The Rent Collector

The Rent Collector

A review of The Rent Collector by B. Glen Rotchin

Published on October 1, 2005

The Rent Collector
B. Glen Rotchin

Vehicule Press
$19.95
paper
228pp
1-55065-195-1

The tattered and bedraggled Montreal shmatte (rag or garment) business is the material of choice for B. Glen Rotchin’s novel, The Rent Collector.

This story centres on Gershon, an Orthdox Jew and rent collector at his father’s building, 99 Chabanel. The goings-on in this building provide seemingly realistic insight into the world of the garment industry, and link well to the history of Montreal, to political issues in Quebec, and especially to Orthodox Jewish traditions and beliefs. The issues Gershon faces, meanwhile, are well-developed and complex, and include family obligations, dealings with conniving tenants, and attitudes on Israel.

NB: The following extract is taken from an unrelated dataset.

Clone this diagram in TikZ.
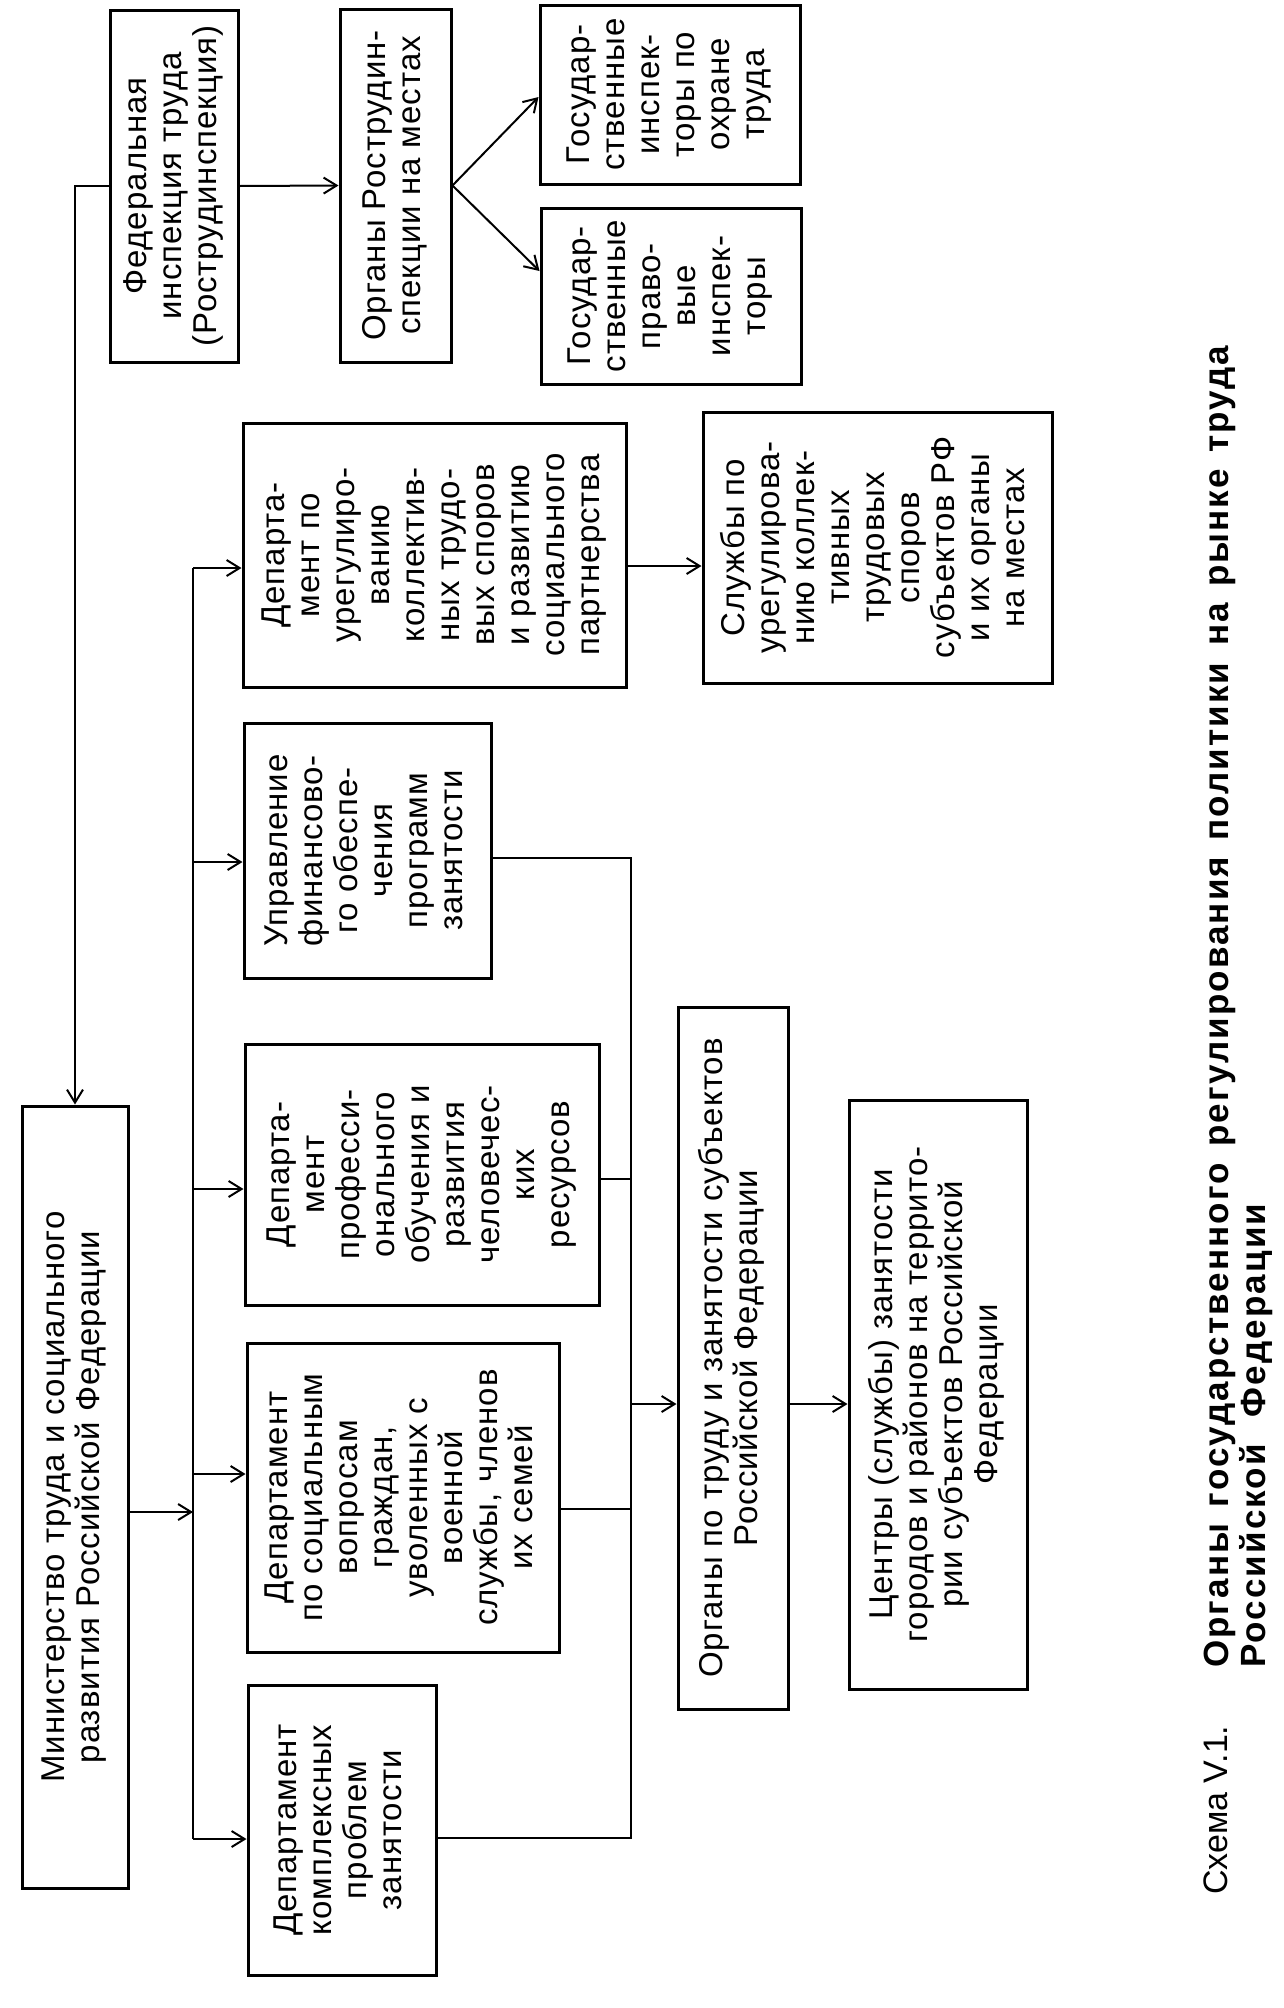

The linchpin central to Gershon’s handling of these issues, and to his complete understanding of the world, is religion. The analogies he perceives as a result of his religious outlook, however, are sometimes more than a bit of a stretch. For example: “An observation suddenly struck him. There were similarities between the [Hell’s Angels] and the Orthodox Jews…[they] wore uniforms and wore long beards and so did religious Jews.” Similarly, he compares strippers to Orthodox Jews, Quebec Hydro to God, his building’s plumbing to the Dead Sea, an electrical bill to the Temple of Jerusalem, and owner’s manuals for cell phones to the Torah, which he sees as a manual to the world.

The problem with these comparisons is not that the character’s perception of them is borderline ridiculous. Most readers, I think, could find a religious character to be convincing, compelling, and fascinating to get to know. The problem is that the narrator, too, seems fundamentally religious, describing direct involvement of God in earthly matters without critical separation. Seemingly out of nowhere appear pronunciations like “The survival of Judaism was at stake,” or “The light of Judaism is fading with each subsequent generation,” while the story’s overall tone is moralistic. The narrator also tends to use terms that most non-Jewish readers won’t understand. (More than once I had to ask my Jewish partner what words meant, and he then often had to ask his grandmother.)

While objectivity in literature is inherently impossible—writers write because they have something to say—subtle subjectivity is the art of the craft. Guidance through a story inspires the reader to willingly re-examine his or her own understanding of the world, and perhaps learn something new. Didactic narration, however, invokes distrust and even a sense of betrayal, by leaving no room for the reader’s own interpretation.

One problem that arises from overtly subjective narration is that the whole work loses credibility. And this means that even otherwise believable characters tend to feel like a thinly-veiled attempt of the author to sidestep accountability when treading dangerous ground. Since the narrator states that for the Jewish community, “Remaining distinct meant remaining alive,” the characters can no longer get away with certain statements. When one character wonders if Jewish children are inherently altered by having Filipina nannies, or another sees a “plain” correlation between dress sales (and thus Jewish economic success) and the Cold War, or when Gershon dreams of “Arab boys pissing down on praying Jews from the top of the Wall where it met the Temple Mount,” these statements take on the colour of political motivation.

Similarly, Gershon’s infatuation with a young female bookkeeper (and leather clothing model) is suddenly particularly troublesome. He feels he may have glimpsed her “inner light” as he passes her in the hallway, just as “Moses chanced upon the light of God in the form of a burning bush at the foot of a desert mountain,” and even perceives a divine message in her name. Again, what is disturbing is not the personal weakness of Gershon as a character, but rather the narrator’s own apparent acceptance of the divine origins of this infatuation as well.

From the first pages of The Rent Collector, I wondered for whom this work is intended—the general public, or Orthodox Jews who might discuss it at kollel (evening study assembly). If it is not a religious exemplary text, then I hope it’s precisely the opposite, and that the religious narration is an intentional part of the design, a conscious emphasis on the all-pervasiveness of religion in the world of Orthodox Judaism, and not just a direct consequence of the author’s own beliefs. I hope that the irony is so deep that it was lost on me. mRb

Kristine Kowalchuk is a Montreal writer.